Closing the Deal on Buying a Business
   

What really happens when you have a purchase price in mind for a business you have thoroughly studied?

Well, the question to ask first is, did you actually prepare yourself to be a business buyer, a business owner and to make an offer? If you have not read my articles entitled Choosing to Buy a Business, Buying a Business- Prepare Yourself and Finding a Business to Buy and Determining an Offer Price, please do so first or you will be missing a few large pieces to the puzzle.

Once you have a business in your crosshairs and you have determined an optimal purchase price for that business, the excitement really begins. The following steps will take you through the buying process from making an offer to taking over the business.

Step 1: Offer to purchase- This is often called submitting a Letter of Intent (LOI). When dealing with a FSBO situation, this initial offer to purchase is often very informal and verbal. I don’t recommend anything verbal. Although an LOI is a non-binding agreement, it is good to have something on paper for good faith.

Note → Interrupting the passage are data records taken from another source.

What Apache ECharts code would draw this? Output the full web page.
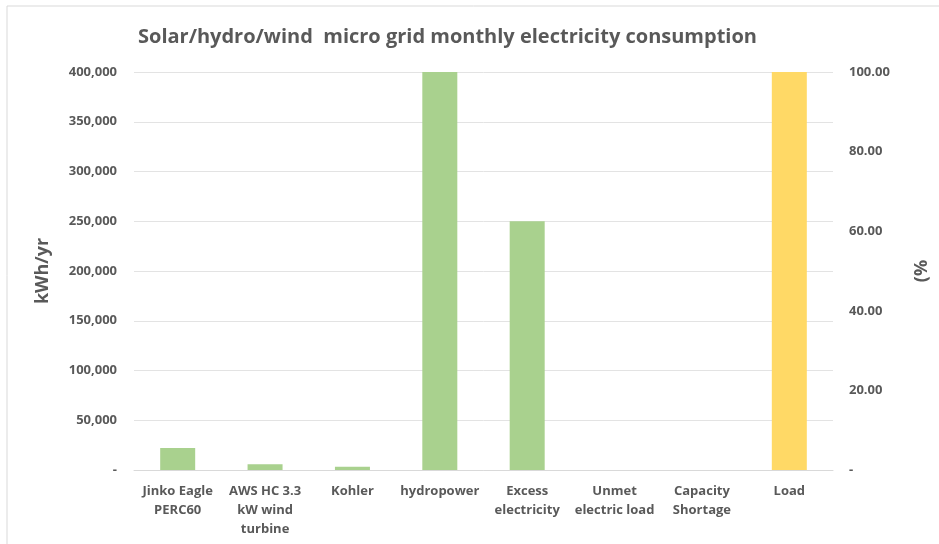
<!DOCTYPE html>
<html>
<head>
<meta charset="utf-8">
<title>Micro grid consumption</title>
<script src="https://cdn.jsdelivr.net/npm/echarts@6/dist/echarts.min.js"></script>
<style>
  html, body { margin: 0; padding: 0; background: #fff; }
  #chart { width: 939px; height: 544px; }
</style>
</head>
<body>
<div id="chart"></div>
<script>
const categories = [
  'Jinko Eagle\nPERC60',
  'AWS HC 3.3\nkW wind\nturbine',
  'Kohler',
  'hydropower',
  'Excess\nelectricity',
  'Unmet\nelectric load',
  'Capacity\nShortage',
  'Load'
]
// kWh/yr, left axis
const energyValues = [22000, 5700, 3300, 400000, 250000, 0, 0, null]
// percent, right axis
const loadPercent = [null, null, null, null, null, null, null, 100]

const textColor = '#595959'
const fontFamily = '"Open Sans", sans-serif'

const chart = echarts.init(document.getElementById('chart'))

chart.setOption({
  animation: false,
  textStyle: { fontFamily: fontFamily },
  title: {
    text: 'Solar/hydro/wind  micro grid monthly electricity consumption',
    left: 133,
    top: 22,
    textStyle: { color: textColor, fontSize: 20, fontWeight: 'bold', fontFamily: fontFamily }
  },
  graphic: [{
    type: 'rect',
    shape: { x: 7, y: 6, width: 940, height: 545 },
    style: { fill: 'none', stroke: '#d9d9d9', lineWidth: 1 },
    silent: true
  }],
  grid: { left: 134, right: 106, top: 72, bottom: 74 },
  xAxis: {
    type: 'category',
    data: categories,
    axisLine: { lineStyle: { color: '#d9d9d9' } },
    axisTick: { show: false },
    axisLabel: {
      color: textColor,
      fontSize: 13,
      fontWeight: 'bold',
      lineHeight: 19,
      margin: 12,
      interval: 0
    }
  },
  yAxis: [
    {
      type: 'value',
      min: 0,
      max: 400000,
      interval: 50000,
      name: 'kWh/yr',
      nameLocation: 'middle',
      nameGap: 82,
      nameTextStyle: { color: textColor, fontSize: 18, fontWeight: 'bold' },
      axisLine: { show: false },
      axisTick: { show: false },
      splitLine: { lineStyle: { color: '#e3e3e3' } },
      axisLabel: {
        color: textColor,
        fontSize: 13,
        fontWeight: 'bold',
        margin: 17,
        formatter: v => v === 0 ? '-' : v.toLocaleString('en-US')
      }
    },
    {
      type: 'value',
      min: 0,
      max: 100,
      interval: 20,
      name: '(%',
      nameLocation: 'middle',
      nameRotate: 90,
      nameGap: 80,
      nameTextStyle: { color: textColor, fontSize: 18, fontWeight: 'bold' },
      axisLine: { show: false },
      axisTick: { show: false },
      splitLine: { show: false },
      axisLabel: {
        color: textColor,
        fontSize: 13,
        fontWeight: 'bold',
        margin: 16,
        formatter: v => v === 0 ? '-' : v.toFixed(2)
      }
    }
  ],
  series: [
    {
      name: 'Energy',
      type: 'bar',
      yAxisIndex: 0,
      data: energyValues,
      barWidth: 35,
      barGap: '-100%',
      itemStyle: { color: '#a9d18e' }
    },
    {
      name: 'Load',
      type: 'bar',
      yAxisIndex: 1,
      data: loadPercent,
      barWidth: 35,
      itemStyle: { color: '#ffd966' }
    }
  ]
})
</script>
</body>
</html>
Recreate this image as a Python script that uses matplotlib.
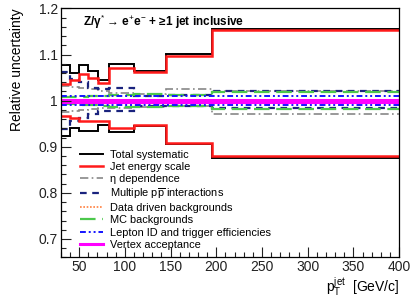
import matplotlib
matplotlib.use("Agg")
import matplotlib.pyplot as plt
from matplotlib.ticker import MultipleLocator

plt.rcParams["font.family"] = ["Liberation Sans", "DejaVu Sans"]
plt.rcParams["mathtext.fontset"] = "custom"
plt.rcParams["mathtext.rm"] = "Liberation Sans"
plt.rcParams["mathtext.it"] = "Liberation Sans:italic"
plt.rcParams["mathtext.bf"] = "Liberation Sans:bold"

# bin edges in jet pT [GeV/c]
edges = [30, 40, 50, 60, 71, 83, 110, 145, 195, 400]

# upper / lower relative uncertainty per bin
total_up = [1.078, 1.060, 1.078, 1.064, 1.045, 1.080, 1.065, 1.101, 1.156]
total_dn = [0.923, 0.941, 0.935, 0.935, 0.947, 0.932, 0.946, 0.907, 0.875]
jes_up = [1.037, 1.044, 1.058, 1.049, 1.038, 1.071, 1.063, 1.097, 1.153]
jes_dn = [0.967, 0.963, 0.955, 0.955, 0.956, 0.941, 0.948, 0.909, 0.880]
eta_up = [1.032, 1.030, 1.027, 1.025, 1.020, 1.016, 1.014, 1.025, 1.020]
eta_dn = [0.975, 0.978, 0.980, 0.982, 0.984, 0.985, 0.986, 0.988, 0.970]
pileup_up = [1.061, 1.047, 1.040, 1.028, 1.026, 1.028, 1.011, 1.013, 1.020]
pileup_dn = [0.938, 0.956, 0.962, 0.970, 0.977, 0.977, 0.988, 0.989, 0.983]
ddbkg_up = [1.001, 1.001, 1.001, 1.001, 1.001, 1.001, 1.001, 1.001, 1.001]
ddbkg_dn = [0.999, 0.999, 0.999, 0.999, 0.999, 0.999, 0.999, 0.999, 0.999]
mcbkg_up = [1.008, 1.008, 1.008, 1.009, 1.010, 1.012, 1.014, 1.012, 1.019]
mcbkg_dn = [0.992, 0.992, 0.991, 0.990, 0.989, 0.987, 0.986, 0.988, 0.982]
lepid_up = [1.009, 1.009, 1.009, 1.009, 1.009, 1.009, 1.009, 1.009, 1.009]
lepid_dn = [0.991, 0.991, 0.991, 0.991, 0.991, 0.991, 0.991, 0.991, 0.991]
vtx_up = [1.002, 1.002, 1.002, 1.002, 1.002, 1.002, 1.002, 1.002, 1.002]
vtx_dn = [0.998, 0.998, 0.998, 0.998, 0.998, 0.998, 0.998, 0.998, 0.998]

fig = plt.figure(figsize=(4.11, 3.0), dpi=100)
ax = fig.add_axes([0.148, 0.142, 0.823, 0.830])

def band(up, dn, label, **kw):
    ax.stairs(up, edges, baseline=None, label=label, **kw)
    ax.stairs(dn, edges, baseline=None, **kw)

band(total_up, total_dn, "Total systematic", color="black", lw=1.4)
band(eta_up, eta_dn, "η dependence", color="#888888", lw=1.2, ls=(0, (5, 2, 1, 2)))
band(pileup_up, pileup_dn, r"Multiple p$\overline{\rm p}$ interactions", color="#1a237e", lw=1.6, ls=(0, (3, 2.5)))
band(ddbkg_up, ddbkg_dn, "Data driven backgrounds", color="#ff8040", lw=1.2, ls=(0, (1, 1)))
band(mcbkg_up, mcbkg_dn, "MC backgrounds", color="#4cc84c", lw=1.6, ls=(0, (7, 3)))
band(lepid_up, lepid_dn, "Lepton ID and trigger efficiencies", color="#1414ff", lw=1.4, ls=(0, (3, 1.5, 1, 1.5, 1, 1.5)))
band(jes_up, jes_dn, "Jet energy scale", color="#ff1a1a", lw=1.8)
band(vtx_up, vtx_dn, "Vertex acceptance", color="#ff00ff", lw=2.2)

ax.set_xlim(30, 400)
ax.set_ylim(0.66, 1.2)
ax.xaxis.set_major_locator(MultipleLocator(50))
ax.xaxis.set_minor_locator(MultipleLocator(10))
ax.yaxis.set_minor_locator(MultipleLocator(0.02))
ax.set_yticks([0.7, 0.8, 0.9, 1.0, 1.1, 1.2])
ax.set_yticklabels(["0.7", "0.8", "0.9", "1", "1.1", "1.2"])
ax.tick_params(which="both", direction="in", labelsize=10, top=False, right=False,
               colors="#222222")
ax.tick_params(which="major", length=7, width=0.8, pad=2)
ax.tick_params(which="minor", length=3.5, width=0.8)
for s in ax.spines.values():
    s.set_linewidth(0.9)

ax.set_ylabel("Relative uncertainty", fontsize=10)
ax.yaxis.set_label_coords(-0.11, 1.0)
ax.yaxis.label.set_ha("right")
ax.set_xlabel(r"p$_{\rm T}^{\rm jet}$  [GeV/c]", fontsize=10, ha="right", x=1.0, labelpad=1)

ax.text(0.065, 0.945, r"Z/γ$^{*}$ → e$^{+}$e$^{-}$ + ≥1 jet inclusive",
        transform=ax.transAxes, fontsize=8.5, fontweight="bold", va="center")

h, l = ax.get_legend_handles_labels()
order = ["Total systematic", "Jet energy scale", "η dependence",
         r"Multiple p$\overline{\rm p}$ interactions", "Data driven backgrounds",
         "MC backgrounds", "Lepton ID and trigger efficiencies", "Vertex acceptance"]
hd = dict(zip(l, h))
ax.legend([hd[k] for k in order], order, loc="lower left", bbox_to_anchor=(0.035, 0.0),
          frameon=False, fontsize=7.9, handlelength=2.1, handletextpad=0.6,
          labelspacing=0.2, borderpad=0.2)

fig.savefig("out.png", dpi=100)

Basically the LOI says you are looking to purchase the specific business assets or stock at the specified price and payment stipulations (down payments, Seller note, etc.). It also lists your purchase contingencies, which are really the most important part of the document. They are the part that turns the non-binding into binding. What you are telling the Seller is “if all my stipulations are met (i.e. business actually makes as much as you claim, equipment is in good or better shape, key employees will stay on, landlord will give a reasonable lease, etc.) I will purchase the business at the offer price”. If the stipulations are not met, you can back out completely or change your offer price. Of course, the Seller can make you change your LOI if he/she does not like your offer or you have too many/unreasonable stipulations to abide by.

Often times, especially with a Broker, an LOI is accompanied by a “good faith deposit” from the Buyer. This could be a set amount such as $5000 or a small percentage such as 5% of the offer price. This is held by the Broker or Seller’s Attorney and is fully refundable if the Buyer does not make it past the due diligence of the LOI.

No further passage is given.